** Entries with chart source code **
>>
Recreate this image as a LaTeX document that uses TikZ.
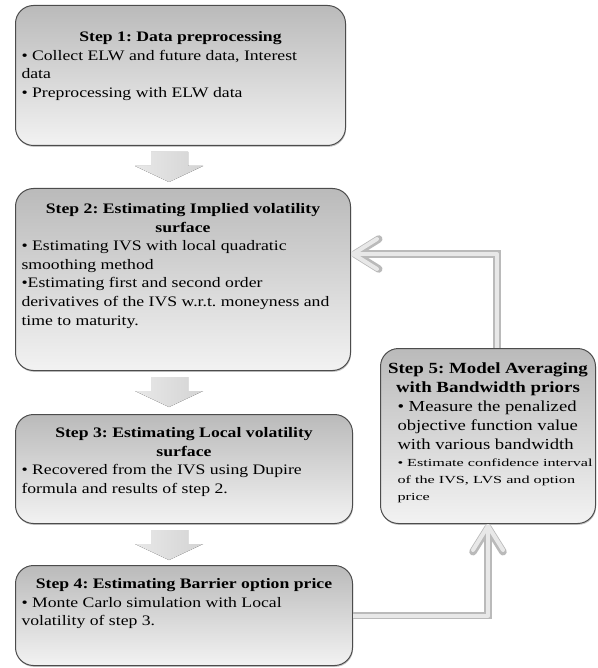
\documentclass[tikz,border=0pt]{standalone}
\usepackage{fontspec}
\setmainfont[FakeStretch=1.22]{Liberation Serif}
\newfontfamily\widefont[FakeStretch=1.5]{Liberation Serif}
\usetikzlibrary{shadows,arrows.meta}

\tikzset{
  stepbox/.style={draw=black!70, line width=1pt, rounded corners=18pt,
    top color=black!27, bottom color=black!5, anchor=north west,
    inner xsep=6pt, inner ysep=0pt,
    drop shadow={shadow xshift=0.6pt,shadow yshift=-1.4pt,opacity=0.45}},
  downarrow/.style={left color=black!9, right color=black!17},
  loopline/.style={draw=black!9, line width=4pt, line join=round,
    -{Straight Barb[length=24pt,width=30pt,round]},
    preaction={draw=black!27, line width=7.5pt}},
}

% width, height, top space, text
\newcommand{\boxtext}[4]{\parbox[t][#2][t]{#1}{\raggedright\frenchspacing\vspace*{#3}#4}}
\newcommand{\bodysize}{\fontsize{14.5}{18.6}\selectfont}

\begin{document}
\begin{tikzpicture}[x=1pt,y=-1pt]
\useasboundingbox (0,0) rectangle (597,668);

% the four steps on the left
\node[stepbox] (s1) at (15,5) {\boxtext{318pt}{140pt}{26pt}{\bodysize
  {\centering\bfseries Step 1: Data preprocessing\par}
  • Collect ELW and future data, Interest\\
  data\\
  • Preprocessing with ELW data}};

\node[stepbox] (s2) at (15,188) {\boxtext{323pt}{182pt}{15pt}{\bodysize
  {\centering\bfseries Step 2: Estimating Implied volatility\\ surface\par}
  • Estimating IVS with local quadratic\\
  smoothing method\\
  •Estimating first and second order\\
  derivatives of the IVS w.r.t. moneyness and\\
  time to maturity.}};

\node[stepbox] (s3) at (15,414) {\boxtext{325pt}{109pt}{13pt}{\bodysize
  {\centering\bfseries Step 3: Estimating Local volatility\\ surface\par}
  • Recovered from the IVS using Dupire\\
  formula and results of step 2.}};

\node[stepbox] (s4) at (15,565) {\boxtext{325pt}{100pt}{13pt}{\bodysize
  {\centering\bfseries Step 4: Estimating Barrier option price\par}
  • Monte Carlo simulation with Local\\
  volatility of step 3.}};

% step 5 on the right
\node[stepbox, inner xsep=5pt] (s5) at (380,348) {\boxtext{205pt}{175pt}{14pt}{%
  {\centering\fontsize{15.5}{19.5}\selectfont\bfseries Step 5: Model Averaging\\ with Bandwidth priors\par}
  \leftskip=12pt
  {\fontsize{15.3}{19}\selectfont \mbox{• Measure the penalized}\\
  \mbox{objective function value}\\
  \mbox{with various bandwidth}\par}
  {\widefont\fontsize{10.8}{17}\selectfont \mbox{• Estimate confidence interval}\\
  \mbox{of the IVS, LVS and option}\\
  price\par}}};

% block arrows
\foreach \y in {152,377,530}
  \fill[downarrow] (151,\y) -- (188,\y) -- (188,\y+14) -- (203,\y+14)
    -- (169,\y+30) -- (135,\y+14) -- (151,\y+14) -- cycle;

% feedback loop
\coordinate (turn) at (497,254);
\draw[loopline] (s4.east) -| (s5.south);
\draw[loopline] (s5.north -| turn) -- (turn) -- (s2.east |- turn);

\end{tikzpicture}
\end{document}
<<
>>
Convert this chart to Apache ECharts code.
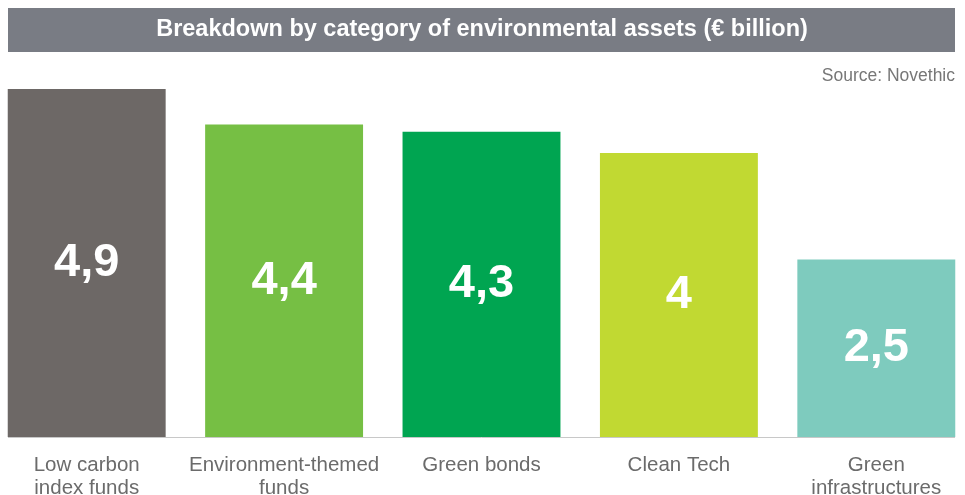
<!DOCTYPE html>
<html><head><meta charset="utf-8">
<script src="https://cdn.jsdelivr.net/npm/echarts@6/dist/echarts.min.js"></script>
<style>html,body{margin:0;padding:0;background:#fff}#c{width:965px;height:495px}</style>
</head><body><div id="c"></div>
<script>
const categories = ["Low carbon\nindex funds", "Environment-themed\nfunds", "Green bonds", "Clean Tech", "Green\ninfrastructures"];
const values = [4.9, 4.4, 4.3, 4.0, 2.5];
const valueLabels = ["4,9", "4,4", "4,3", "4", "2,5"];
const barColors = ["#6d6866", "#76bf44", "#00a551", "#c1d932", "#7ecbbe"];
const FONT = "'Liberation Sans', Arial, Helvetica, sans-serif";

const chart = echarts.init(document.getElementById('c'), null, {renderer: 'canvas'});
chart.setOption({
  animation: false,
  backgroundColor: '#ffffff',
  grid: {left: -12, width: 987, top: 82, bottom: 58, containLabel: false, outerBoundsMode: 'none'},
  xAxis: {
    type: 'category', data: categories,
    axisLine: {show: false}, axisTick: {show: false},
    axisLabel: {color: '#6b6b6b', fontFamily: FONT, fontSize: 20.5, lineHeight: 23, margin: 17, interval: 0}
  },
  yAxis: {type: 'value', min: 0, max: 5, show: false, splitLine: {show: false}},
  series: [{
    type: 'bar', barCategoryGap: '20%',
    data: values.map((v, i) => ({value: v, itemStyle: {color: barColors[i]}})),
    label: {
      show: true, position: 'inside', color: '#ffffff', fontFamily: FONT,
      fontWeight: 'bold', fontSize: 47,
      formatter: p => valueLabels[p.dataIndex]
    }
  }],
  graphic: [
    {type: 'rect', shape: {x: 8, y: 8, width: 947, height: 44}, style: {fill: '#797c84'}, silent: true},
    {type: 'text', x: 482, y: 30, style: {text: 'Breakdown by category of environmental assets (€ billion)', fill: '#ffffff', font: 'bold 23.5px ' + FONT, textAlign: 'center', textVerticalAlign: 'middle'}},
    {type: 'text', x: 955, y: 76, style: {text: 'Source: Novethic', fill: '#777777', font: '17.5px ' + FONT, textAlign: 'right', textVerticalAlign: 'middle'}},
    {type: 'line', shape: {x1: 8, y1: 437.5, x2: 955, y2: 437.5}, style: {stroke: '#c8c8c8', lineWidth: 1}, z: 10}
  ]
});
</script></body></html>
<<
>>
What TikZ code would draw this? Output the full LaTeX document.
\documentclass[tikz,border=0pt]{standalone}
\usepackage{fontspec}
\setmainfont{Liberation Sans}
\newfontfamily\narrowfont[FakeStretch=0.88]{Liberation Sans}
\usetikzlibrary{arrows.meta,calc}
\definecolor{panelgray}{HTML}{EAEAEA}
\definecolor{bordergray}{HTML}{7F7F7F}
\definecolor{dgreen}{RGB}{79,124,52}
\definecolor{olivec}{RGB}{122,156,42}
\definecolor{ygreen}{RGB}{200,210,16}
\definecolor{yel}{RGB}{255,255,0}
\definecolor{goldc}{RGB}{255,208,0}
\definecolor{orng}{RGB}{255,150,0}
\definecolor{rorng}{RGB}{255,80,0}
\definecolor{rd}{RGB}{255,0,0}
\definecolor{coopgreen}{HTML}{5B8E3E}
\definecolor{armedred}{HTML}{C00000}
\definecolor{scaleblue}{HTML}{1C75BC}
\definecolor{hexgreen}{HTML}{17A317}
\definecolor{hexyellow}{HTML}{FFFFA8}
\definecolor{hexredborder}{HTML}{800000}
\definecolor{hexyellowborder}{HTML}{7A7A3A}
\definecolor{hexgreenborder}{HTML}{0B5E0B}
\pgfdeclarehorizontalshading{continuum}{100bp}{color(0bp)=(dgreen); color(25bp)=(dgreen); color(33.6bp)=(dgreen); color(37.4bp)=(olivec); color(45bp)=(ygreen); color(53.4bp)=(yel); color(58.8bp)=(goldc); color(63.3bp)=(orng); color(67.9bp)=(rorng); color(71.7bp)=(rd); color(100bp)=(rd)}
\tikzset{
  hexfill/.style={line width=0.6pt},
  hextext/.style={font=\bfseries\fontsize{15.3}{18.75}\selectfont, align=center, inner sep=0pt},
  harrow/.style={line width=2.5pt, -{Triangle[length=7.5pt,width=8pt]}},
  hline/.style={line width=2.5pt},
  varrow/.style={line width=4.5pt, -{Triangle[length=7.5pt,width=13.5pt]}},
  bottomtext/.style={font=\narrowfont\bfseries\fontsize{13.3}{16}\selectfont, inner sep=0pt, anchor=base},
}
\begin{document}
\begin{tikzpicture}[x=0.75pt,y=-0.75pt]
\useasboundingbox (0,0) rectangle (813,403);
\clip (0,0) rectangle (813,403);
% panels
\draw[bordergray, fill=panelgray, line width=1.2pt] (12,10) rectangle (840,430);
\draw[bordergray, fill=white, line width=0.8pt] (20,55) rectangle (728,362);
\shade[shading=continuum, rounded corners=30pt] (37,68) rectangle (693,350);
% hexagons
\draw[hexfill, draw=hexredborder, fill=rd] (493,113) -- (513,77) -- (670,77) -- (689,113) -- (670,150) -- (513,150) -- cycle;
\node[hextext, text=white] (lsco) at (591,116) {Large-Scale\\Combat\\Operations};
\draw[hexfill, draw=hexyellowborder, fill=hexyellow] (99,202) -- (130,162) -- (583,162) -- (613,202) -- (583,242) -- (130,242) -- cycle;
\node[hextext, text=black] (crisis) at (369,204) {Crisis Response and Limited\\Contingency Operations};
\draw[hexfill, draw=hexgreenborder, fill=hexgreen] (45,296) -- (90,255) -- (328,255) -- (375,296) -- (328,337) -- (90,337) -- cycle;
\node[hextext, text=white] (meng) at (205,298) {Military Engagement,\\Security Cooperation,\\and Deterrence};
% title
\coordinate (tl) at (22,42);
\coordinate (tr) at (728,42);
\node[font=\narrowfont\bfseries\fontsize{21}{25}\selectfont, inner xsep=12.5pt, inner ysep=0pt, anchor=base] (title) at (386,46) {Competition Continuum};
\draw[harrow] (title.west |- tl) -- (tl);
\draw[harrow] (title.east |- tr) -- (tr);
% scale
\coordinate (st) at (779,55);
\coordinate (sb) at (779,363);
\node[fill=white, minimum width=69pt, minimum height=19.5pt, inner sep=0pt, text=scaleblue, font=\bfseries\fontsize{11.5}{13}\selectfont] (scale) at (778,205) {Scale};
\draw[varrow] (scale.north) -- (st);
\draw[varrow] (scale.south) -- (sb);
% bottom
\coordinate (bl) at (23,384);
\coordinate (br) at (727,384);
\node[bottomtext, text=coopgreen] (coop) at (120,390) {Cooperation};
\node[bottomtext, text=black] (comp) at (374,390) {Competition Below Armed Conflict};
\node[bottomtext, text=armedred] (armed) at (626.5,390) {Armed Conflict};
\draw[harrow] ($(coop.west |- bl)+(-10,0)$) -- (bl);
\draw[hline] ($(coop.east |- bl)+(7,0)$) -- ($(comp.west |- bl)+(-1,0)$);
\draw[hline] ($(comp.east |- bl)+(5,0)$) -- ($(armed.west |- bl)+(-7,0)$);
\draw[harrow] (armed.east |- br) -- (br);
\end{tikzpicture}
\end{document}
<<
** Exercise objective **
Set down the lines running from the one with "Recreate this image" through the one with "Preprocessing with ELW", both ends kept, exactly and with no pictures.

** Response below **
Recreate this image as a LaTeX document that uses TikZ.
\documentclass[tikz,border=0pt]{standalone}
\usepackage{fontspec}
\setmainfont[FakeStretch=1.22]{Liberation Serif}
\newfontfamily\widefont[FakeStretch=1.5]{Liberation Serif}
\usetikzlibrary{shadows,arrows.meta}

\tikzset{
  stepbox/.style={draw=black!70, line width=1pt, rounded corners=18pt,
    top color=black!27, bottom color=black!5, anchor=north west,
    inner xsep=6pt, inner ysep=0pt,
    drop shadow={shadow xshift=0.6pt,shadow yshift=-1.4pt,opacity=0.45}},
  downarrow/.style={left color=black!9, right color=black!17},
  loopline/.style={draw=black!9, line width=4pt, line join=round,
    -{Straight Barb[length=24pt,width=30pt,round]},
    preaction={draw=black!27, line width=7.5pt}},
}

% width, height, top space, text
\newcommand{\boxtext}[4]{\parbox[t][#2][t]{#1}{\raggedright\frenchspacing\vspace*{#3}#4}}
\newcommand{\bodysize}{\fontsize{14.5}{18.6}\selectfont}

\begin{document}
\begin{tikzpicture}[x=1pt,y=-1pt]
\useasboundingbox (0,0) rectangle (597,668);

% the four steps on the left
\node[stepbox] (s1) at (15,5) {\boxtext{318pt}{140pt}{26pt}{\bodysize
  {\centering\bfseries Step 1: Data preprocessing\par}
  • Collect ELW and future data, Interest\\
  data\\
  • Preprocessing with ELW data}};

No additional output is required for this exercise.